Exhibit Hall | Forum 2
Purpose: Investigate the viability of transferred incremental learning AI auto-segmentation models on institutionally specific data for post-prostatectomy patients, accounting for variations in anatomy differences and clinical tumor volume (CTV) definitions following institutional standards.
Methods: A total of 109 prostate-bed patients were utilized towards the vendor trained (VT) models for re-training and testing. Organs at risk (OAR) and prostate bed CTV AI-models (using 30 and 60 cases for training) were built and tested (49 remaining cases). Six GU radiation oncologists participated in blinded qualitative evaluation (AI-generated vs. manual contours) of the testing datasets, evaluating clinical preference and utility scores (4-precise, 3-acceptable, 2-minor edit, and 1-manual re-draw). 30 cases with physician consensus (PC) scoring (4 or more physicians scoring precise) were used to retrain a PC-trained model and added to the 60-case set for retraining.
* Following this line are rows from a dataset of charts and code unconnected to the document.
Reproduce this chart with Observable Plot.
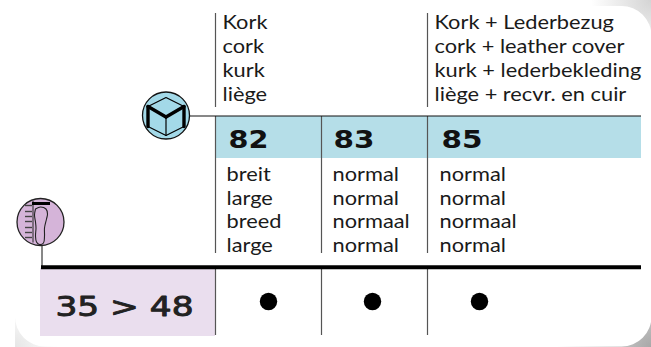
<!DOCTYPE html>
<html><head><meta charset="utf-8">
<script src="https://cdn.jsdelivr.net/npm/d3@7"></script>
<script src="https://cdn.jsdelivr.net/npm/@observablehq/plot@0.6"></script>
<style>
html,body{margin:0;padding:0;background:#fff;overflow:hidden}
#chart{width:651px;height:347px;background:
  radial-gradient(circle at 100% 100%,#a8a8a8 0,#d0d0d0 45px,#fff 95px),
  radial-gradient(circle at 100% 0,#d4d4d4 0,#fff 60px),
  radial-gradient(circle at 15px 100%,#e6e6e6 0,#fff 45px);
  background-blend-mode:multiply}
svg{display:block}
</style></head><body><div id="chart"></div>
<script>
// Table content
const corkLabels = ["Kork", "cork", "kurk", "liège"];
const corkLeatherLabels = ["Kork + Lederbezug", "cork + leather cover", "kurk + lederbekleding", "liège + recvr. en cuir"];
const models = ["82", "83", "85"];
const widthLabels = [
  ["breit", "large", "breed", "large"],
  ["normal", "normal", "normaal", "normal"],
  ["normal", "normal", "normaal", "normal"]
];
const sizeRange = "35 > 48";
const available = ["82", "83", "85"];

// Layout (pixels on the identity scales)
const W = 651, H = 347, F = "Lato, sans-serif", CODE = "'DejaVu Sans', sans-serif";
const colEdges = [215, 321, 427], rightEdge = 641;
const codeX = [228, 333, 441], widthX = [226, 332, 439], dotX = [268, 372, 479];
const headX = [222, 434], headY = [28, 52, 76, 100], widthY = [180, 204, 227, 251];
const cube = {x: 165.5, y: 115}, foot = {x: 40, y: 221.5};

// Pictograms, offsets from each icon centre
const cubeThick = [[[-18,-9],[-18,11]], [[18,-9],[18,11]], [[-18,-9],[0,1.5]], [[18,-9],[0,1.5]]];
const cubeThin = [[[-18,-9],[0,-18],[18,-9]], [[-18,11],[0,20],[18,11]], [[0,1.5],[0,20]]];
const footOutline = [[-5,-13],[-6,-7],[-5,0],[-4.5,6],[-5,14],[-4,20],[-1,22.5],[3,21],[4,14],[4,6],[6,-3],[7,-8],[5.5,-13],[0,-15],[-5,-13]];
const rulerTicks = [-16.5,-10.5,-5.5,-0.5,5.5,10.5,15.5];

const segs = (shape, c) => shape.flatMap((s, i) => s.map(([dx, dy]) => ({x: c.x + dx, y: c.y + dy, i})));
const textMark = (rows, size, extra = {}) => Plot.text(rows, {x: "x", y: "y", text: "t", textAnchor: "start", lineAnchor: "bottom", fontFamily: F, fontSize: size, fill: "#1a1a1a", ...extra});

const heads = [corkLabels, corkLeatherLabels].flatMap((c, i) => c.map((t, j) => ({x: headX[i], y: headY[j], t})));
const widths = widthLabels.flatMap((c, i) => c.map((t, j) => ({x: widthX[i], y: widthY[j], t})));
const codes = models.map((t, i) => ({x: codeX[i], y: 147, t}));

const plot = Plot.plot({
  width: W, height: H, margin: 0,
  x: {type: "linear", domain: [0, W], range: [0, W], axis: null},
  y: {type: "linear", domain: [0, H], range: [0, H], axis: null},
  style: {background: "transparent"},
  marks: [
    Plot.rect([0], {x1: 0, x2: 15, y1: 0, y2: H, fill: "#fff"}),
    Plot.rect([0], {x1: 15, x2: 651.5, y1: 6, y2: 346.5, fill: "#fff", rx: 30}),
    Plot.rect([0], {x1: colEdges[0], x2: rightEdge, y1: 116, y2: 158, fill: "#b5dee8"}),
    Plot.rect([0], {x1: 40, x2: colEdges[0], y1: 268, y2: 336, fill: "#eadeee"}),
    // column rules
    Plot.ruleX([colEdges[0], colEdges[2]], {y1: 13, y2: 107, stroke: "#555", strokeWidth: 1.2}),
    Plot.ruleX(colEdges, {y1: 116, y2: 253, stroke: "#555", strokeWidth: 1.2}),
    Plot.ruleX(colEdges, {y1: 268, y2: 335, stroke: "#555", strokeWidth: 1.2}),
    Plot.ruleY([115.5], {x1: cube.x, x2: rightEdge, stroke: "#111", strokeWidth: 1}),
    Plot.ruleX([foot.x + 1.5], {y1: foot.y, y2: 266, stroke: "#111", strokeWidth: 1}),
    Plot.ruleY([266.8], {x1: foot.x + 1, x2: rightEdge, stroke: "#000", strokeWidth: 4}),
    textMark(heads, 20),
    textMark(widths, 20),
    textMark(codes, 25, {fontFamily: CODE, fontWeight: 700, fill: "#111"}),
    textMark([{x: 55, y: 315, t: sizeRange}], 26, {fontFamily: CODE, fontWeight: 400, fill: "#222", stroke: "#222", strokeWidth: 0.9}),
    Plot.dot(available, {x: m => dotX[models.indexOf(m)], y: () => 301, r: 8.7, fill: "#000"}),
    // cube icon
    Plot.dot([cube], {x: "x", y: "y", r: 23.5, fill: "#a3d9e8", stroke: "#111", strokeWidth: 1.3}),
    Plot.line(segs(cubeThin, cube), {x: "x", y: "y", z: "i", stroke: "#000", strokeWidth: 1.2}),
    Plot.line(segs(cubeThick, cube), {x: "x", y: "y", z: "i", stroke: "#000", strokeWidth: 3.4}),
    // foot icon
    Plot.dot([foot], {x: "x", y: "y", r: 23.5, fill: "#d5b4d9", stroke: "#222", strokeWidth: 1.3}),
    Plot.ruleX([foot.x - 7.5], {y1: foot.y - 20.5, y2: foot.y + 21, stroke: "#222", strokeWidth: 1}),
    Plot.ruleY(rulerTicks, {y: d => foot.y + d, x1: foot.x - 15, x2: foot.x - 8, stroke: "#444", strokeWidth: 1.4}),
    Plot.ruleY([foot.y - 18.5], {x1: foot.x - 8, x2: foot.x + 10, stroke: "#000", strokeWidth: 3}),
    Plot.line(footOutline.map(([dx, dy]) => ({x: foot.x + dx, y: foot.y + dy})), {x: "x", y: "y", stroke: "#222", strokeWidth: 1.1, curve: "catmull-rom"})
  ]
});
document.getElementById("chart").append(plot);
// widen the lettering to the reference's proportions
const stretch = new Map([["82", 40], ["83", 41], ["85", 41], [sizeRange, 138]]);
const bodyText = new Set([...corkLabels, ...corkLeatherLabels, ...widthLabels.flat()]);
plot.querySelectorAll("text").forEach(t => {
  const s = t.textContent;
  const w = stretch.get(s) || (bodyText.has(s) ? t.getComputedTextLength() * 1.09 : 0);
  if (w) { t.setAttribute("textLength", w); t.setAttribute("lengthAdjust", "spacingAndGlyphs"); }
});
</script></body></html>
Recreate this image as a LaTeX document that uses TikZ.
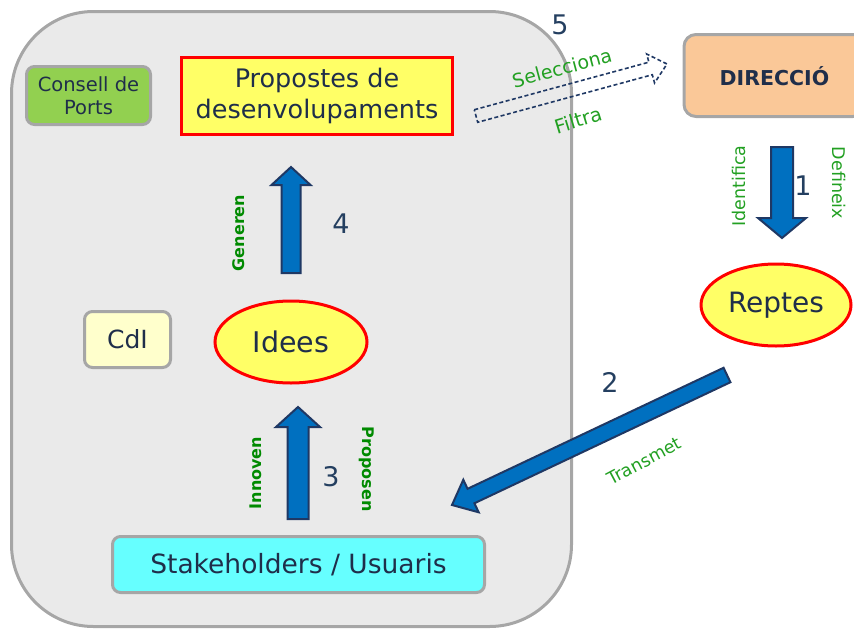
\documentclass[tikz,border=0pt]{standalone}
\usepackage{fontspec}
\setmainfont{DejaVu Sans}
\usetikzlibrary{calc,shapes.geometric}
\definecolor{txt}{HTML}{1F2E4A}
\definecolor{boxgray}{HTML}{EAEAEA}
\definecolor{edgegray}{HTML}{A6A6A6}
\definecolor{cgreen}{HTML}{92D050}
\definecolor{pyellow}{HTML}{FFFF66}
\definecolor{peach}{HTML}{FAC898}
\definecolor{cream}{HTML}{FFFFCC}
\definecolor{cyanbox}{HTML}{66FFFF}
\definecolor{arrowblue}{HTML}{0070C0}
\definecolor{arrownavy}{HTML}{1F3864}
\definecolor{lgreen}{HTML}{22A022}
\definecolor{dgreen}{HTML}{008A00}
\definecolor{numcol}{HTML}{243F60}
\newcommand{\fs}[2]{\fontsize{#1}{#2}\selectfont}
\newcommand{\blockarrow}[6][]{%
  \coordinate (ba-b) at ($(#3)!#6!(#2)$);
  \draw[#1] ($(#2)!#4!90:(#3)$) -- ($(ba-b)!#4!90:(#3)$) -- ($(ba-b)!#5!90:(#3)$) -- (#3)
    -- ($(ba-b)!#5!-90:(#3)$) -- ($(ba-b)!#4!-90:(#3)$) -- ($(#2)!#4!-90:(#3)$) -- cycle;}
\tikzset{
  graybox/.style={draw=edgegray, line width=3pt, rounded corners=8pt, inner sep=0pt, text=txt, align=center},
  redbox/.style={draw=red, line width=3pt, fill=pyellow, inner sep=0pt, text=txt, align=center},
  redell/.style={ellipse, draw=red, line width=3pt, fill=pyellow, inner sep=0pt, text=txt},
  bluearrow/.style={fill=arrowblue, draw=arrownavy, line width=2pt, line join=miter},
  dasharrow/.style={draw=arrownavy, line width=1.6pt, dash pattern=on 4pt off 2.5pt},
  numlab/.style={text=numcol, font=\fs{27}{32}},
  glab/.style={text=lgreen, font=\fs{17.5}{21}, inner sep=0pt},
  gblab/.style={text=dgreen, font=\fs{16}{19}\bfseries, inner sep=0pt},
}
\begin{document}
\begin{tikzpicture}[x=1pt,y=-1pt]
\useasboundingbox (0,0) rectangle (854,629);
% big container
\draw[fill=boxgray, draw=edgegray, line width=3pt, rounded corners=82pt] (11.5,11.5) rectangle (571.5,626.5);
% nodes
\node[graybox, fill=cgreen, minimum width=124pt, minimum height=58pt, font=\fs{19.5}{23}] (cp) at (88.5,95.5) {Consell de\\Ports};
\node[redbox, minimum width=271pt, minimum height=77pt, font=\fs{25.5}{31}] (prop) at (317,96) {Propostes de\\desenvolupaments};
\node[graybox, fill=peach, rounded corners=12pt, minimum width=181pt, minimum height=82pt] (dir) at (774.5,75.5) {};
\node[text=txt, font=\fs{20.5}{25}\bfseries, inner sep=0pt] (dirt) at (774.5,76) {DIRECCIÓ};
\node[redell, minimum width=150pt, minimum height=82pt, font=\fs{28}{33}] (rep) at (776,305) {Reptes};
\node[redell, minimum width=152pt, minimum height=82pt, font=\fs{28.5}{34}] (ide) at (291,342) {Idees};
\node[graybox, fill=cream, minimum width=86pt, minimum height=56pt, font=\fs{25}{30}] (cdi) at (127.5,339.5) {CdI};
\node[graybox, fill=cyanbox, minimum width=372pt, minimum height=56pt, font=\fs{26.5}{31}] (stk) at (298.5,564.5) {Stakeholders / Usuaris};
% arrow end points
\coordinate (a1s) at (782,147); \coordinate (a1e) at (782,238);
\coordinate (a2s) at (727,375); \coordinate (a2e) at (452,505);
\coordinate (a3s) at (298,519); \coordinate (a3e) at (298,407);
\coordinate (a4s) at (291,273); \coordinate (a4e) at (291,167);
\coordinate (a5s) at (476,116); \coordinate (a5e) at (667,64);
\blockarrow[bluearrow]{a1s}{a1e}{11pt}{24pt}{20pt}
\blockarrow[bluearrow]{a2s}{a2e}{8pt}{18pt}{21pt}
\blockarrow[bluearrow]{a3s}{a3e}{10.5pt}{22pt}{20pt}
\blockarrow[bluearrow]{a4s}{a4e}{9.5pt}{19.5pt}{18pt}
\blockarrow[dasharrow]{a5s}{a5e}{6.5pt}{15pt}{17pt}
% numbers
\node[numlab] (n5) at (560,25) {5};
\node[numlab] (n1) at (803,186) {1};
\node[numlab] (n4) at (341,224) {4};
\node[numlab] (n2) at (610,382) {2};
\node[numlab] (n3) at (331,477) {3};
% green labels
\node[glab, rotate=90] (lid) at (739,186) {Identifica};
\node[glab, rotate=-90] (ldf) at (839,183) {Defineix};
\node[gblab, rotate=90] (lgn) at (239,233) {Generen};
\node[gblab, rotate=90] (lin) at (256,473) {Innoven};
\node[gblab, rotate=-90] (lpr) at (367,469) {Proposen};
\node[glab, font=\fs{17.5}{21}, rotate=28] (ltr) at (644,461) {Transmet};
\node[glab, font=\fs{19}{22}, rotate=15] (lse) at (562,68) {Selecciona};
\node[glab, font=\fs{19.5}{23}, rotate=17] (lfi) at (578,120) {Filtra};
\end{tikzpicture}
\end{document}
Quantitative evaluation was performed for all models and tested for statistical significance.
Results: The 30-case OAR model had median DICE values between 0.91-0.97, improving significantly over the VT-model for all OARs (p < 0.001), except for the penile bulb (DICE, 0.50). The 60-case CTV model has a median DICE of 0.7 improving over the 30-case model. No significant difference was observed in comparing the 90-case vs. 60-case model, or PC-trained model vs. 30-case model. For the blinded clinical utility scores, the AI and manual OAR delineations were chosen as acceptable or precise 87% and 94% of the time, respectively. While the AI prostate bed CTV delineation was scored precise or acceptable 51% of the time, as compared to the manual delineation value of 72%.
Conclusion: Site-specific incremental training of the institutional data can lead to significant improvement in the clinical utility and accuracy of AI-models. Small number of datasets are sufficient for incremental retraining to build institutionally specific models, making it accessible to clinics of all sizes.
Funding Support, Disclosures, and Conflict of Interest: X. Feng and Q. Chen are co-founders of CarinaMedical LLC. University of Kentucky receives an NIHSBIR subcontract from Carina Medical LLC. X. Feng, Q. Chen, and Y. Rong are partially supported by these grants. No conflict of interest for the other authors.